In ancient Rome, a promagistrate (Latin: pro magistratu) was a person who was granted the power via prorogation to act in place of an ordinary magistrate in the field. This was normally pro consule or pro praetore, that is, in place of a consul or praetor, respectively. This was an expedient development, starting in 327 BC and becoming regular by 241 BC, that was meant to allow consuls and praetors to continue their activities in the field without disruption.

Prorogation created an official with no civilian authority or responsibility in Rome and allowed commanders to retain their position indefinitely, weakening the time-limited check that Romans had over their commanders.[1] Prorogation, by allowing veteran commanders to stay rather than being rotated out for someone with little experience, also helped increase the chances of victory. In the late Republic, politics, often motivated by the ambitions of individuals, decided whose commands were extended.[2]

Sometimes men who held no elected public office – that is, private citizens (privati) – were given imperium and prorogued, as justified by perceived military emergencies.
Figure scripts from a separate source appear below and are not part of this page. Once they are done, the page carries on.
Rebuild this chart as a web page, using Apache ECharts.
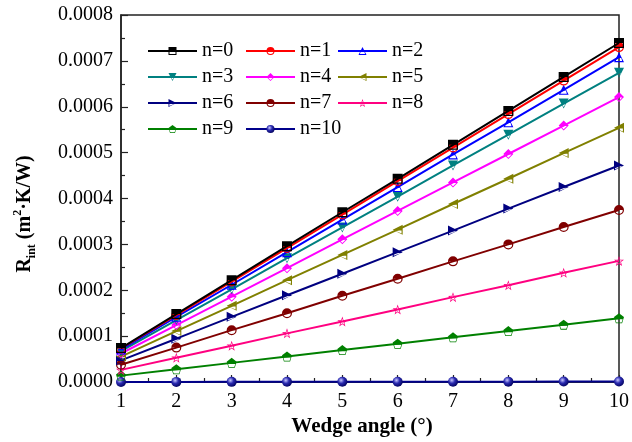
<!DOCTYPE html>
<html>
<head>
<meta charset="utf-8">
<script src="https://cdn.jsdelivr.net/npm/echarts@6/dist/echarts.min.js"></script>
<style>
  html, body { margin: 0; padding: 0; background: #fff; }
  #chart { width: 632px; height: 442px; }
</style>
</head>
<body>
<div id="chart"></div>
<script>
// wedge angle (deg)
const angles = [1, 2, 3, 4, 5, 6, 7, 8, 9, 10]
const names = ["n=0", "n=1", "n=2", "n=3", "n=4", "n=5", "n=6", "n=7", "n=8", "n=9", "n=10"]

// R_int values, m2.K/W
const r0 = [0.0000739, 0.000148, 0.000222, 0.000296, 0.000370, 0.000443, 0.000517, 0.000591, 0.000665, 0.000739]
const r1 = [0.0000730, 0.000146, 0.000219, 0.000292, 0.000365, 0.000438, 0.000511, 0.000584, 0.000657, 0.000730]
const r2 = [0.0000708, 0.000142, 0.000212, 0.000283, 0.000354, 0.000425, 0.000496, 0.000566, 0.000637, 0.000708]
const r3 = [0.0000674, 0.000135, 0.000202, 0.000270, 0.000337, 0.000404, 0.000472, 0.000539, 0.000607, 0.000674]
const r4 = [0.0000621, 0.000124, 0.000186, 0.000248, 0.000311, 0.000373, 0.000435, 0.000497, 0.000559, 0.000621]
const r5 = [0.0000554, 0.000111, 0.000166, 0.000222, 0.000277, 0.000332, 0.000388, 0.000443, 0.000499, 0.000554]
const r6 = [0.0000472, 0.0000944, 0.000142, 0.000189, 0.000236, 0.000283, 0.000330, 0.000378, 0.000425, 0.000472]
const r7 = [0.0000375, 0.0000750, 0.000113, 0.000150, 0.000188, 0.000225, 0.000263, 0.000300, 0.000338, 0.000375]
const r8 = [0.0000264, 0.0000528, 0.0000792, 0.000106, 0.000132, 0.000158, 0.000185, 0.000211, 0.000238, 0.000264]
const r9 = [0.0000139, 0.0000278, 0.0000417, 0.0000556, 0.0000695, 0.0000834, 0.0000973, 0.000111, 0.000125, 0.000139]
const r10 = [0.0000001, 0.0000002, 0.0000003, 0.0000004, 0.0000005, 0.0000006, 0.0000007, 0.0000008, 0.0000009, 0.000001]

const yTicks = ["0.0000", "0.0001", "0.0002", "0.0003", "0.0004", "0.0005", "0.0006", "0.0007", "0.0008"]

const values = [r0, r1, r2, r3, r4, r5, r6, r7, r8, r9, r10]
const colors = ["#000000", "#ff0000", "#0000ff", "#008080", "#ff00ff", "#808000", "#000080", "#800000", "#ff0080", "#008000", "#00008b"]

// half filled markers: top half solid, bottom half hollow (hole with reverse winding)
const sym = {
  square: "path://M0 0H20V20H0Z M2.5 10V17.5H17.5V10Z",
  circle: "path://M0 10A10 10 0 1 1 20 10A10 10 0 1 1 0 10Z M2.5 10A7.5 7.5 0 0 0 17.5 10Z",
  triUp: "path://M10 0L20 20L0 20Z M5.5 11.5L3.6 17.8L16.4 17.8L14.5 11.5Z",
  triDown: "path://M0 0H20L10 20Z M6.5 11.5L10 17L13.5 11.5Z",
  diamond: "path://M10 0L20 10L10 20L0 10Z M3.5 11L10 17.5L16.5 11Z",
  triLeft: "path://M0 10L20 0L20 20Z M3.5 11.5L17.8 17.4L17.8 11.5Z",
  triRight: "path://M0 0L20 10L0 20Z M16.5 11.5L2.2 11.5L2.2 17.4Z",
  star: "path://M10 0L12.35 6.76L19.51 6.91L13.8 11.24L15.88 18.09L10 14L4.12 18.09L6.2 11.24L0.49 6.91L7.65 6.76Z M10 4L8.59 8.06L4.29 8.15L7.72 10.74L6.47 14.85L10 12.4L13.53 14.85L12.28 10.74L15.71 8.15L11.41 8.06Z",
  pentagon: "path://M10 0L19.51 6.91L15.88 18.09L4.12 18.09L0.49 6.91Z M3 11L5 16.6L15 16.6L17 11Z",
  ball: "circle"
}
const symbols = [sym.square, sym.circle, sym.triUp, sym.triDown, sym.diamond, sym.triLeft, sym.triRight, sym.circle, sym.star, sym.pentagon, sym.ball]

const font = "Liberation Serif"

const chart = echarts.init(document.getElementById("chart"), null, { renderer: "canvas" })

const series = names.map((name, i) => {
  let fill = colors[i]
  if (i === 10) {
    fill = {
      type: "radial", x: 0.38, y: 0.35, r: 0.7,
      colorStops: [
        { offset: 0, color: "#c8c8ff" },
        { offset: 0.45, color: "#2a2ab0" },
        { offset: 1, color: "#00005a" }
      ]
    }
  }
  return {
    name: name,
    type: "line",
    data: angles.map((a, k) => [a, values[i][k]]),
    symbol: symbols[i],
    symbolSize: 10,
    showAllSymbol: true,
    lineStyle: { color: colors[i], width: 2 },
    itemStyle: { color: fill, borderWidth: 0 },
    emphasis: { disabled: true },
    z: 20 - i
  }
})

const legendBase = {
  orient: "vertical",
  top: 36,
  itemWidth: 49,
  itemHeight: 10,
  itemGap: 6,
  selectedMode: false,
  textStyle: { fontFamily: font, fontSize: 20, color: "#000", lineHeight: 20 }
}

const options = {
  animation: false,
  color: colors,
  grid: {
    left: 121,
    right: 10,
    top: 15,
    bottom: 60,
    show: true,
    borderColor: "#222",
    borderWidth: 1.5
  },
  legend: [
    Object.assign({}, legendBase, { left: 142, data: ["n=0", "n=3", "n=6", "n=9"] }),
    Object.assign({}, legendBase, { left: 240, data: ["n=1", "n=4", "n=7", "n=10"] }),
    Object.assign({}, legendBase, { left: 332, data: ["n=2", "n=5", "n=8"] })
  ],
  xAxis: {
    type: "value",
    min: 1,
    max: 10,
    interval: 1,
    axisLine: { lineStyle: { color: "#222", width: 1.5 } },
    axisTick: { inside: true, length: 7, lineStyle: { color: "#222", width: 1.2 } },
    minorTick: { show: true, splitNumber: 2, length: 4, lineStyle: { color: "#222", width: 1.2 } },
    splitLine: { show: false },
    axisLabel: { fontFamily: font, fontSize: 20, color: "#000", margin: 10 }
  },
  yAxis: {
    type: "value",
    min: 0,
    max: 0.0008,
    interval: 0.0001,
    axisLine: { show: true, lineStyle: { color: "#222", width: 1.5 } },
    axisTick: { show: true, inside: true, length: 7, lineStyle: { color: "#222", width: 1.2 } },
    minorTick: { show: true, splitNumber: 2, length: 4, lineStyle: { color: "#222", width: 1.2 } },
    splitLine: { show: false },
    axisLabel: {
      fontFamily: font, fontSize: 20, color: "#000", margin: 8,
      formatter: (v) => yTicks[Math.round(v / 0.0001)]
    }
  },
  graphic: [
    {
      type: "text",
      x: 362,
      y: 427,
      style: {
        text: "Wedge angle (°)",
        font: "bold 21px '" + font + "'",
        fill: "#000",
        align: "center",
        verticalAlign: "middle"
      }
    },
    {
      type: "text",
      x: 25,
      y: 214,
      rotation: Math.PI / 2,
      style: {
        text: "{b|R}{s|int}{b| (m}{p|2}{b|·K/W)}",
        align: "center",
        verticalAlign: "middle",
        fill: "#000",
        rich: {
          b: { fontFamily: font, fontWeight: "bold", fontSize: 20, lineHeight: 26, verticalAlign: "middle" },
          s: { fontFamily: font, fontWeight: "bold", fontSize: 12, lineHeight: 26, verticalAlign: "bottom" },
          p: { fontFamily: font, fontWeight: "bold", fontSize: 12, lineHeight: 26, verticalAlign: "top" }
        }
      }
    }
  ],
  series: series
}

chart.setOption(options)
</script>
</body>
</html>
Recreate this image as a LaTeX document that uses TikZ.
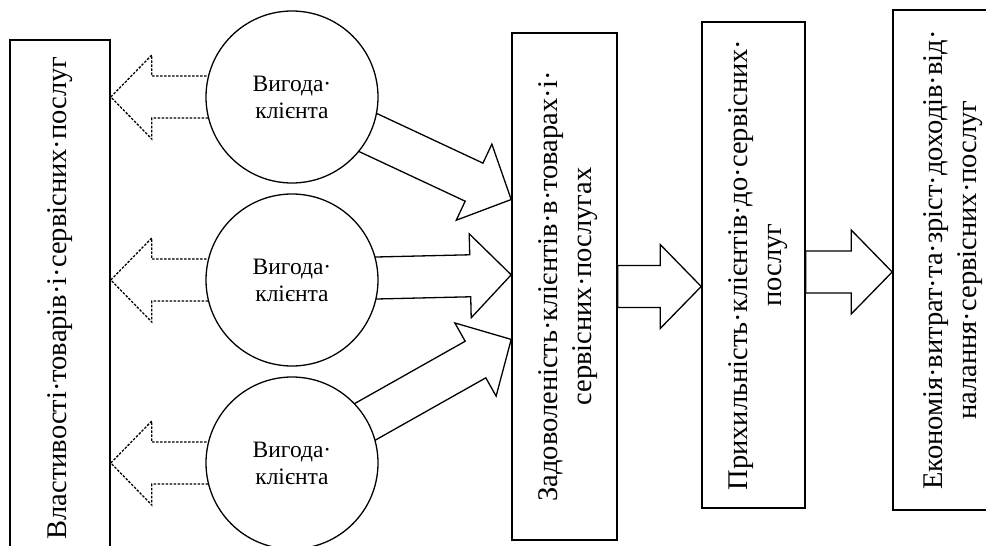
\documentclass[tikz,border=0pt]{standalone}
\usepackage{fontspec}
\setmainfont{Liberation Serif}
\usetikzlibrary{calc,positioning}

% half shaft width, half head width, head length of the block arrows
\newcommand{\arrshaft}{21pt}
\newcommand{\arrhead}{42pt}
\newcommand{\arrlen}{41pt}

% block arrow from #2 to #3 (the tip)
\newcommand{\blockarrow}[3][]{%
  \coordinate (hb) at ($(#3)!\arrlen!(#2)$);
  \draw[#1] ($(#2)!\arrshaft!90:(#3)$) -- ($(hb)!\arrshaft!90:(#3)$)
    -- ($(hb)!\arrhead!90:(#3)$) -- (#3)
    -- ($(hb)!\arrhead!-90:(#3)$) -- ($(hb)!\arrshaft!-90:(#3)$)
    -- ($(#2)!\arrshaft!-90:(#3)$) -- cycle;
}

\begin{document}
\begin{tikzpicture}[
    x=1pt, y=-1pt,
    box/.style={
        rectangle,
        draw,
        fill=white,
        line width=1.6pt,
        inner sep=0pt
    },
    benefit/.style={
        circle,
        draw,
        fill=white,
        minimum size=172pt,
        inner sep=0pt,
        line width=1.3pt,
        align=center,
        font=\fontsize{23.5}{27}\selectfont
    },
    vtext/.style={rotate=90, align=center, inner sep=0pt, font=\fontsize{28.5}{34}\selectfont},
    flowarrow/.style={draw, fill=white, line width=1.3pt, line join=miter},
    backarrow/.style={draw, fill=white, line width=1.3pt, dash pattern=on 2.5pt off 1.5pt}
]

\pgfdeclarelayer{background}
\pgfsetlayers{background,main}

\useasboundingbox (0,0) rectangle (986,546);
\clip (0,0) rectangle (986,546);

% --- BOXES ---
\node[box, minimum width=100pt, minimum height=516pt] (b1) at (60,298) {};
\node[vtext] (t1) at (b1) {Властивості·товарів·і·сервісних·послуг};

\node[box, minimum width=105pt, minimum height=507pt] (b3) at (564.5,286.5) {};
\node[vtext] (t3) at ($(b3)+(4,0)$) {Задоволеність·клієнтів·в·товарах·і·\\сервісних·послугах};

\node[box, minimum width=103pt, minimum height=486pt] (b4) at (753.5,265) {};
\node[vtext] (t4) at ($(b4)+(5,0)$) {Прихильність·клієнтів·до·сервісних·\\послуг};

\node[box, minimum width=120pt, minimum height=500pt] (b5) at (953,260) {};
\node[vtext] (t5) at (b5) {Економія·витрат·та·зріст·доходів·від·\\налання·сервісних·послуг};

% --- CIRCLES ---
\node[benefit] (c1) at (292,97) {Вигода·\\клієнта};
\node[benefit] (c2) at (292,280) {Вигода·\\клієнта};
\node[benefit] (c3) at (292,463) {Вигода·\\клієнта};

% tips on the satisfaction box
\coordinate (tip1) at ($(b3.north west)!0.329!(b3.south west)$);
\coordinate (tip2) at ($(b3.north west)!0.477!(b3.south west)$);
\coordinate (tip3) at ($(b3.north west)!0.604!(b3.south west)$);
\coordinate (out4) at ($(b4.east)+(0,7)$);

% --- ARROWS ---
\begin{pgfonlayer}{background}
    % back to the properties box
    \foreach \c in {c1,c2,c3}
        \blockarrow[backarrow]{\c}{b1.east |- \c};

    % to satisfaction
    \blockarrow[flowarrow]{c1}{tip1}
    \blockarrow[flowarrow]{c2}{tip2}
    \blockarrow[flowarrow]{c3}{tip3}

    % satisfaction -> loyalty -> savings
    \blockarrow[flowarrow]{b3.east}{b4.west |- b3.east}
    \blockarrow[flowarrow]{out4}{b5.west |- out4}
\end{pgfonlayer}

\end{tikzpicture}
\end{document}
In the late republic, this was most exemplified by Pompey, who held a series of promagisterial commands before ever holding a magistracy or even joining the senate. With the acquisition of provinces outside of Italy and the expansion of the quaestiones perpetuae (permanent courts), it became normal for the provincial governors to be promagistrates. By the late republic, practically all governors were dispatched pro consule, regardless of their last urban magistracy.

The titles "proconsul" and "propraetor" are not used by Livy or literary sources of the republican era. Those Romans did not view a promagistracy as a formal office in the republic but rather as an administrative expedient.[3]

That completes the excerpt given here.